A Relaxing Distillation
The key to Lost Recipes success is that the gameplay is not a 1:1 simulation of the cooking experience – it is the core fundamentals of each recipe, boiled down into a perfectly-simplified version that stays true and authentic to the process while also ‘gamifying’ it in a way that feels natural. Even so, this is a game with super low amounts of pressure or stress. There’s no timed element to the recipes and no strict requirement to get everything exactly right. The chefs encourage you to take your time and aim for accuracy as opposed to rushing against the clock.
This even extends to how you manage your ingredients and cooking utensils – if something falls on the floor, the chef tells you not to worry and it’s teleported back to the work space. The focus is distinctly pointed at learning the recipes and enjoying your time with them. Just cook, and you’ll probably learn something along the way.
That isn’t to say the game completely lacks objectives or progression – you unlock recipes one by one, and after completing each one you’re given a rating out of 5 stars. However, your rating is given based on how accurate you are to the instructions and the process. On one recipe, I got 4 stars out of 5 and the game simply suggested that my dough might have done better with a bit more olive oil. It’s a non-punishing environment that lets you relax.
In terms of mechanics, there’s balance between giving you freedom to perform some actions in your own way and then also simplifying other actions so that you don’t have to think too hard. For example, when chopping meat into ‘8 equal pieces’, you’re given some flexibility – it’s possible to cut the meat into chunks that are definitely not equal. But when chopping up ‘some ginger’ to put on top of a steamed fish, a chopping action will simply julienne the ginger perfectly no matter where you make the incision.
Another hugely successful element of Lost Recipes is how it doesn’t focus on precise amounts or measurements. You’re often told to put “equal amounts” or “a splash” or “a spoon” – the instructions are specific enough that you understand how much to use, but not so specific that you leave the experience worrying about whether it was 50ml or 100ml of wine in the marinade.
Virtual Becomes Reality
In fact, this method is what gives the game credence as an educational tool.

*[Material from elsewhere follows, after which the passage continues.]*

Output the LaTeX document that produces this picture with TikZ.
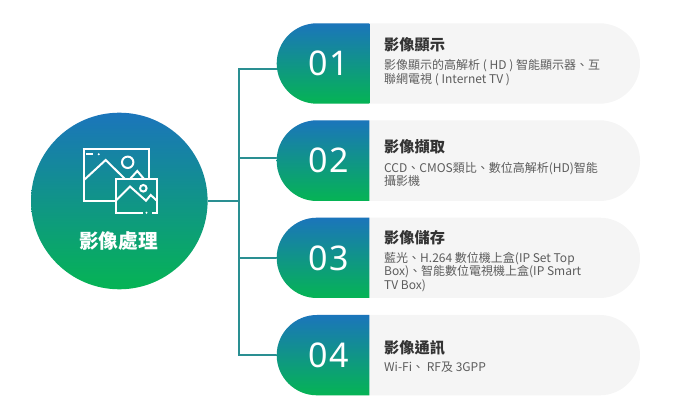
\documentclass[tikz,border=0pt]{standalone}
\usepackage{fontspec}
\setmainfont{Noto Sans CJK TC}
\newfontfamily\numfont{Noto Sans}
\definecolor{gblue}{HTML}{1B75BB}
\definecolor{ggreen}{HTML}{05B454}
\definecolor{linkc}{HTML}{2A8F92}
\definecolor{pillc}{HTML}{F5F5F5}
\definecolor{titlec}{HTML}{333333}
\definecolor{bodyc}{HTML}{5C5C5C}
\tikzset{
  grad/.style={top color=gblue,bottom color=ggreen,draw=none},
  hubnode/.style={circle,grad,minimum size=176.6pt,inner sep=0pt},
  hublabel/.style={text=white,inner sep=0pt,font=\fontsize{19.7}{22}\selectfont\bfseries},
  link/.style={draw=linkc,line width=2pt},
  iconline/.style={draw=white,line width=2pt,line cap=butt,line join=miter},
  numlabel/.style={text=white,inner sep=0pt,font=\numfont\fontsize{34}{38}\selectfont},
  titlelabel/.style={text=titlec,anchor=base west,inner sep=0pt,font=\fontsize{15.2}{18}\selectfont\bfseries},
  bodylabel/.style={text=bodyc,anchor=west,inner sep=0pt,align=left,font=\fontsize{12}{13.3}\selectfont},
}
\newcommand{\pillrow}[4]{%
  \fill[pillc,rounded corners=40.2pt] (276.7,#2) -- (640,#2) -- (640,#3) -- (276.7,#3) -- cycle;
  \path[grad] (369.3,#2) [rounded corners=40.2pt] -- (276.7,#2) -- (276.7,#3) [sharp corners] -- (369.3,#3) -- cycle;
  \node[numlabel] (#1) at (328.5,{(#2+#3)/2}) {#4};
}
\begin{document}
\begin{tikzpicture}[x=1pt,y=-1pt]
\useasboundingbox (0,0) rectangle (674,419);
% connectors
\node[hubnode] (hub) at (119.3,201) {};
\coordinate (c1) at (280,69);
\coordinate (c2) at (280,158);
\coordinate (c3) at (280,258);
\coordinate (c4) at (280,355);
\coordinate (s1) at (239.3,69);
\coordinate (s2) at (239.3,158);
\coordinate (s3) at (239.3,258);
\coordinate (s4) at (239.3,355);
\draw[link] (c1) -- (s1) -- (s4) -- (c4);
\draw[link] (c2) -- (s2);
\draw[link] (c3) -- (s3);
\draw[link] (hub.east) -- (hub.east -| s1);
% rows
\pillrow{n1}{23.3}{103.7}{0\kern1.5pt 1}
\pillrow{n2}{120.3}{201}{0\kern1.5pt 2}
\pillrow{n3}{217.7}{298}{0\kern1.5pt 3}
\pillrow{n4}{315}{395.3}{0\kern1.5pt 4}
% texts
\node[titlelabel] (t1) at (384,50.6) {影像顯示};
\node[bodylabel] (b1) at (384,72.5) {影像顯示的高解析 ( HD ) 智能顯示器、互\\聯網電視 ( Internet TV )};
\node[titlelabel] (t2) at (384,152.3) {影像擷取};
\node[bodylabel] (b2) at (384,174.5) {CCD、CMOS類比、數位高解析(HD)智能\\攝影機};
\node[titlelabel] (t3) at (384,243.9) {影像儲存};
\node[bodylabel] (b3) at (384,272) {藍光、H.264 數位機上盒(IP Set Top\\Box)、智能數位電視機上盒(IP Smart\\TV Box)};
\node[titlelabel] (t4) at (384,353.3) {影像通訊};
\node[bodylabel] (b4) at (384,367.6) {Wi-Fi、 RF及 3GPP};
% hub label
\node[hublabel] (hl) at (118.5,240.7) {影像處理};
% icon: large frame
\draw[iconline] (93,149) -- (83.5,149) (83.5,149) -- (83.5,201.5) -- (115.5,201.5);
\draw[iconline] (82.5,149) -- (148.5,149) -- (148.5,179);
\draw[iconline] (86,154) -- (93,154);
\fill[white] (98.7,154.3) circle (1.1);
\draw[iconline] (84,180) -- (105.7,160) -- (125,179);
\draw[iconline] (130,179) -- (137.3,171) -- (144,179);
\draw[iconline] (127.7,162.3) circle (5.7);
% icon: small frame
\draw[iconline] (143,212.7) -- (116,212.7) -- (116,179.5) -- (156.7,179.5) -- (156.7,213.7);
\draw[iconline] (152.3,212.7) -- (156.7,212.7);
\fill[white] (146.5,212.7) circle (1.1);
\draw[iconline] (116,200.5) -- (130,186.5) -- (146,200.7) -- (150.7,195) -- (156.7,200.5);
\draw[iconline] (143.3,188.3) circle (3.3);
\end{tikzpicture}
\end{document}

The focus on the why, how and when of cooking — and not more specifics on what and how much — means that a lot of these recipes and processes can be easily transferred into your real kitchen at home.

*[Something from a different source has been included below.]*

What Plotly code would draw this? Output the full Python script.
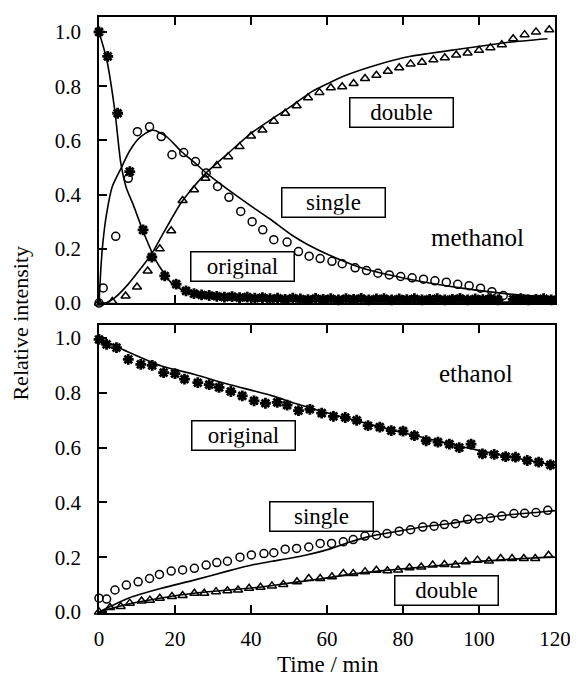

I tried this out for myself — after completing the steamed Chinese fish recipe in game, I realised I had enough ingredients (with some small modifications) to try the recipe out for dinner that night. I ran through the recipe in game one more time, then replicated it as best I could in my own kitchen. I had doubts, but the end result was a spectacularly tasty piece of steamed fish. Before that, I had never steamed fish in an Asian style before in my life – I was amazed that the game had successfully taught me how.
This isn’t to say that the game doesn’t have any shortcomings. There were a few times where I got frustrated at little bugs or quirks of the interaction system. The liquid simulations seemingly ran at a lower framerate, sometimes making it hard to accurately pour or balance items I was carrying. Likewise, there were a few times where I went to pick up a bowl of prepared food, and would find myself picking up one morsel of food instead of the bowl itself. There were a few instances where things flew off in strange directions, clipped through a bench or fell through a surface to the floor. All fairly minimal and manageable frustrations, and certainly not deal breakers.

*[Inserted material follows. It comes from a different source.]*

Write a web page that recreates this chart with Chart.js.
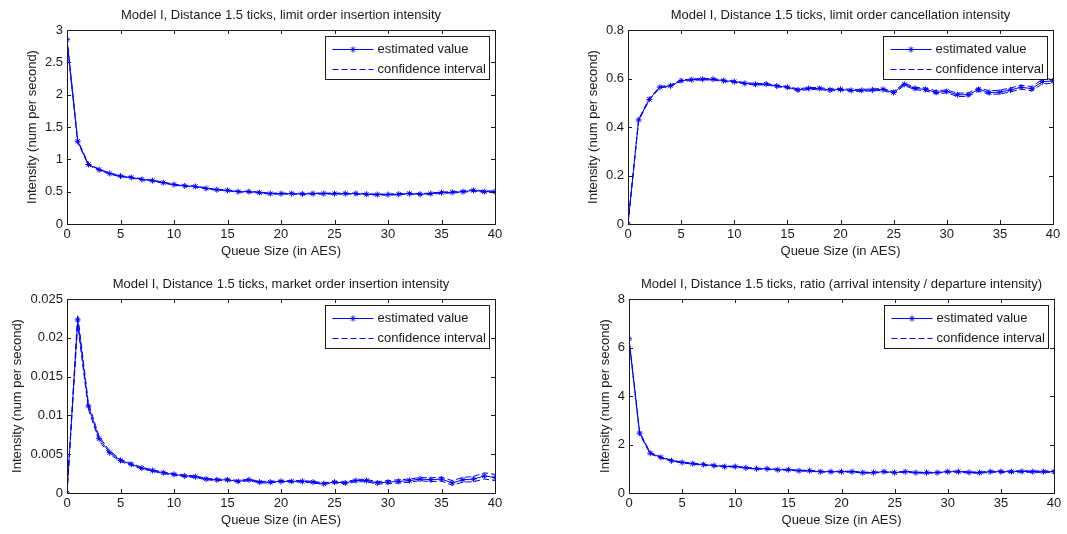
<!DOCTYPE html>
<html>
<head>
<meta charset="utf-8">
<script src="https://cdn.jsdelivr.net/npm/chart.js@4.4.1/dist/chart.umd.min.js"></script>
<style>
  html, body { margin:0; padding:0; background:#fff; }
  #wrap { position:relative; width:1067px; height:534px; overflow:hidden; }
  canvas { position:absolute; }
</style>
</head>
<body>
<div id="wrap">
  <canvas id="c0"></canvas>
  <canvas id="c1"></canvas>
  <canvas id="c2"></canvas>
  <canvas id="c3"></canvas>
</div>
<script>
// Data
const queueSize = [0,1,2,3,4,5,6,7,8,9,10,11,12,13,14,15,16,17,18,19,20,21,22,23,24,25,26,27,28,29,30,31,32,33,34,35,36,37,38,39,40];
const xTicks = [0,5,10,15,20,25,30,35,40];

const insertEst = [2.85,1.28,0.92,0.84,0.78,0.74,0.72,0.69,0.67,0.64,0.61,0.59,0.58,0.55,0.53,0.52,0.50,0.50,0.485,0.47,0.47,0.47,0.465,0.47,0.47,0.47,0.47,0.47,0.46,0.455,0.455,0.46,0.47,0.46,0.47,0.485,0.49,0.50,0.52,0.50,0.50];
const insertCi  = [0.03,0.02,0.012,0.01,0.01,0.008,0.008,0.008,0.008,0.008,0.008,0.008,0.008,0.008,0.008,0.008,0.008,0.008,0.008,0.008,0.008,0.008,0.008,0.008,0.008,0.008,0.008,0.008,0.008,0.008,0.008,0.009,0.009,0.009,0.01,0.01,0.01,0.011,0.011,0.012,0.012];
const insertTicks = [0,0.5,1,1.5,2,2.5,3];

const cancelEst = [0,0.429,0.514,0.564,0.570,0.591,0.595,0.597,0.597,0.591,0.587,0.580,0.576,0.577,0.569,0.564,0.553,0.559,0.559,0.553,0.555,0.551,0.551,0.553,0.555,0.542,0.576,0.559,0.555,0.543,0.547,0.533,0.533,0.555,0.542,0.544,0.553,0.564,0.558,0.587,0.590];
const cancelCi  = [0,0.004,0.003,0.003,0.003,0.003,0.003,0.003,0.003,0.003,0.003,0.003,0.003,0.003,0.003,0.003,0.004,0.004,0.004,0.004,0.004,0.004,0.004,0.004,0.004,0.005,0.005,0.005,0.006,0.006,0.006,0.007,0.007,0.007,0.007,0.008,0.008,0.008,0.009,0.009,0.01];
const cancelTicks = [0,0.2,0.4,0.6,0.8];

const marketEst = [0,0.0223,0.0112,0.0070,0.0052,0.0042,0.0037,0.0032,0.0029,0.0026,0.0024,0.0022,0.0021,0.0018,0.0017,0.0017,0.0015,0.0017,0.0014,0.0014,0.0015,0.0015,0.0015,0.0014,0.0012,0.0014,0.0013,0.0016,0.0016,0.0013,0.0014,0.0015,0.0016,0.0018,0.0017,0.0018,0.0013,0.0017,0.0018,0.0022,0.0020];
const marketCi  = [0,0.0007,0.0004,0.0003,0.0002,0.00015,0.00012,0.0001,0.0001,0.0001,0.0001,0.0001,0.0001,0.0001,0.0001,0.0001,0.0001,0.0001,0.0001,0.0001,0.0001,0.0001,0.0001,0.0001,0.0001,0.0001,0.00012,0.00015,0.00015,0.00015,0.0002,0.0002,0.0002,0.0002,0.00025,0.00025,0.0003,0.0003,0.00035,0.0004,0.0004];
const marketTicks = [0,0.005,0.01,0.015,0.02,0.025];

const ratioEst = [6.36,2.47,1.64,1.47,1.33,1.26,1.21,1.17,1.13,1.09,1.09,1.04,1.00,1.00,0.96,0.96,0.92,0.92,0.88,0.88,0.88,0.88,0.84,0.84,0.88,0.84,0.88,0.84,0.84,0.84,0.88,0.88,0.85,0.84,0.88,0.88,0.88,0.89,0.88,0.88,0.88];
const ratioCi  = [0.06,0.05,0.03,0.025,0.02,0.02,0.02,0.02,0.02,0.02,0.02,0.02,0.02,0.02,0.02,0.02,0.02,0.02,0.02,0.02,0.02,0.02,0.02,0.02,0.02,0.02,0.02,0.02,0.02,0.02,0.025,0.025,0.025,0.025,0.025,0.03,0.03,0.03,0.03,0.03,0.03];
const ratioTicks = [0,2,4,6,8];

const titles = [
  'Model I, Distance 1.5 ticks, limit order insertion intensity',
  'Model I, Distance 1.5 ticks, limit order cancellation intensity',
  'Model I, Distance 1.5 ticks, market order insertion intensity',
  'Model I, Distance 1.5 ticks, ratio (arrival intensity / departure intensity)'
];
const legendLabels = ['estimated value', 'confidence interval'];
const xLabel = 'Queue Size (in AES)';
const yLabel = 'Intensity (num per second)';

// Layout: canvas box + plot area in page pixels
const panels = [
  { id:'c0', x:0,   y:0,   w:533, h:267, area:[67,30,495,224],   yTitleX:32,  est:insertEst, ci:insertCi, yTicks:insertTicks, title:titles[0] },
  { id:'c1', x:533, y:0,   w:534, h:267, area:[628,30,1053,224], yTitleX:593, est:cancelEst, ci:cancelCi, yTicks:cancelTicks, title:titles[1] },
  { id:'c2', x:0,   y:267, w:533, h:267, area:[67,299,495,493],  yTitleX:17,  est:marketEst, ci:marketCi, yTicks:marketTicks, title:titles[2] },
  { id:'c3', x:533, y:267, w:534, h:267, area:[629,299,1054,493],yTitleX:605, est:ratioEst,  ci:ratioCi,  yTicks:ratioTicks,  title:titles[3] }
];

const FONT = "'Liberation Sans', Arial, sans-serif";
const BLUE = '#0000ff';
const INK = '#1a1a1a';
const fmt = v => String(+Number(v).toFixed(4));

// MATLAB-like box with inward ticks
const boxAxes = {
  id: 'boxAxes',
  afterDatasetsDraw(chart) {
    const { ctx, chartArea: a, scales: { x, y } } = chart;
    ctx.save();
    ctx.strokeStyle = INK;
    ctx.lineWidth = 1;
    ctx.strokeRect(Math.round(a.left) + 0.5, Math.round(a.top) + 0.5, Math.round(a.right - a.left), Math.round(a.bottom - a.top));
    ctx.beginPath();
    x.ticks.forEach(t => {
      const px = Math.round(x.getPixelForValue(t.value)) + 0.5;
      ctx.moveTo(px, a.bottom); ctx.lineTo(px, a.bottom - 4);
      ctx.moveTo(px, a.top);    ctx.lineTo(px, a.top + 4);
    });
    y.ticks.forEach(t => {
      const py = Math.round(y.getPixelForValue(t.value)) + 0.5;
      ctx.moveTo(a.left, py);  ctx.lineTo(a.left + 4, py);
      ctx.moveTo(a.right, py); ctx.lineTo(a.right - 4, py);
    });
    ctx.stroke();
    ctx.restore();
  }
};

// title centred over the plot area
const panelTitle = {
  id: 'panelTitle',
  afterDraw(chart, args, opts) {
    const { ctx, chartArea: a } = chart;
    ctx.save();
    ctx.fillStyle = INK;
    ctx.font = '13px ' + FONT;
    ctx.textAlign = 'center';
    ctx.textBaseline = 'middle';
    ctx.fillText(opts.text, (a.left + a.right) / 2, a.top - 14.5);
    ctx.restore();
  }
};

// legend box in the top right corner of the plot
const boxLegend = {
  id: 'boxLegend',
  afterDraw(chart) {
    const { ctx, chartArea: a } = chart;
    const w = 164, h = 43;
    const bx = Math.round(a.right - 6 - w) + 0.5, by = Math.round(a.top + 6) + 0.5;
    ctx.save();
    ctx.fillStyle = '#fff';
    ctx.fillRect(bx, by, w, h);
    ctx.strokeStyle = INK;
    ctx.lineWidth = 1;
    ctx.strokeRect(bx, by, w, h);

    const rows = [by + 13, by + 33];
    ctx.strokeStyle = BLUE;
    ctx.beginPath(); ctx.moveTo(bx + 7, rows[0]); ctx.lineTo(bx + 48, rows[0]); ctx.stroke();
    Chart.helpers.drawPoint(ctx, { pointStyle:'star', radius:3, borderWidth:1 }, bx + 27.5, rows[0]);
    ctx.setLineDash([6, 3]);
    ctx.beginPath(); ctx.moveTo(bx + 7, rows[1]); ctx.lineTo(bx + 48, rows[1]); ctx.stroke();
    ctx.setLineDash([]);

    ctx.fillStyle = INK;
    ctx.font = '13px ' + FONT;
    ctx.textAlign = 'left';
    ctx.textBaseline = 'middle';
    legendLabels.forEach((t, i) => ctx.fillText(t, bx + 52, rows[i]));
    ctx.restore();
  }
};

function makePanel(p) {
  const cv = document.getElementById(p.id);
  cv.width = p.w; cv.height = p.h;
  cv.style.left = p.x + 'px'; cv.style.top = p.y + 'px';
  cv.style.width = p.w + 'px'; cv.style.height = p.h + 'px';

  const [L, T, R, B] = p.area;
  const xH = 40;
  const padL = p.yTitleX - p.x - 7.8;
  const yW = L - p.x - padL;

  const pts = arr => queueSize.map((q, i) => ({ x: q, y: arr[i] }));
  const lower = p.est.map((v, i) => v - p.ci[i]);
  const upper = p.est.map((v, i) => v + p.ci[i]);
  const ciStyle = { borderColor: BLUE, borderWidth: 1, borderDash: [6, 3], pointRadius: 0, fill: false, tension: 0 };

  const tickFont = { family: FONT, size: 13 };
  const ymax = p.yTicks[p.yTicks.length - 1];

  return new Chart(cv.getContext('2d'), {
    type: 'line',
    data: {
      datasets: [
        { label: legendLabels[0], data: pts(p.est), borderColor: BLUE, backgroundColor: BLUE, borderWidth: 1,
          pointStyle: 'star', pointRadius: 3, pointBorderWidth: 1, fill: false, tension: 0 },
        Object.assign({ label: legendLabels[1], data: pts(upper) }, ciStyle),
        Object.assign({ label: legendLabels[1] + ' low', data: pts(lower) }, ciStyle)
      ]
    },
    options: {
      responsive: false, animation: false, devicePixelRatio: 1,
      layout: { padding: { left: padL, top: T - p.y, right: p.x + p.w - R, bottom: p.y + p.h - B - xH } },
      plugins: { legend: { display: false }, tooltip: { enabled: false }, panelTitle: { text: p.title } },
      scales: {
        x: {
          type: 'linear', min: 0, max: 40,
          afterBuildTicks: s => { s.ticks = xTicks.map(v => ({ value: v })); },
          afterFit: s => { s.height = xH; },
          grid: { display: false, drawTicks: false }, border: { display: false },
          ticks: { padding: 3, font: tickFont, color: INK, maxRotation: 0, autoSkip: false, callback: fmt },
          title: { display: true, text: xLabel, font: tickFont, color: INK, padding: { top: 0, bottom: 5.2 } }
        },
        y: {
          type: 'linear', min: 0, max: ymax,
          afterBuildTicks: s => { s.ticks = p.yTicks.map(v => ({ value: v })); },
          afterFit: s => { s.width = yW; },
          grid: { display: false, drawTicks: false }, border: { display: false },
          ticks: { padding: 4, font: tickFont, color: INK, autoSkip: false, callback: fmt },
          title: { display: true, text: yLabel, font: tickFont, color: INK, padding: { top: 0, bottom: 0 } }
        }
      }
    },
    plugins: [boxAxes, panelTitle, boxLegend]
  });
}

panels.forEach(makePanel);
</script>
</body>
</html>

The experience is short, but it doesn’t feel too short – there’s just enough here to leave you wishing for more, but not left annoyed at the amount you got. You can play through recipes again for improved scores and there’s for 3 save slots as well. Realistically, the game is probably only designed to be played through once, after which you might pass it on to friends or family members. And that’s perfectly okay – not everything needs to provide endless content or a several hour-long campaign. If anything, Lost Recipes is absolutely ripe for a free or paid DLC expansion down the line, and I would be surprised if that’s not on Schell Games’ mind too.
Lost Recipes Review – Final Verdict
What Lost Recipes does best is provide an incredibly immersive way to engage with food culture and learn how to prepare dishes in a way that is relevant today yet also authentic to the process and style of these historical cultures.
Even if you don’t plan on transferring the skills you learn into your own cooking, it’s still an entertaining and educational experience in itself. However, it’s the budding cooks and the established home chefs, willing to learn and take this back into their own kitchens, who will get the most out of Lost Recipes. It’s a completely unique way to learn recipes, let alone those from cultures so far in the past.
Lost Recipes one of the best examples of how we can take something very familiar and use VR to present it in a completely unique and immersive way. What more could we want from this technology, if not a way to engage with cultures from the past and bring something back from that experience into our own lives, carrying traditions forward? That is a truly magical achievement, for which the team at Schell Games should be congratulated. The more nuanced and enriching experiences like Lost Recipes available in VR, the better.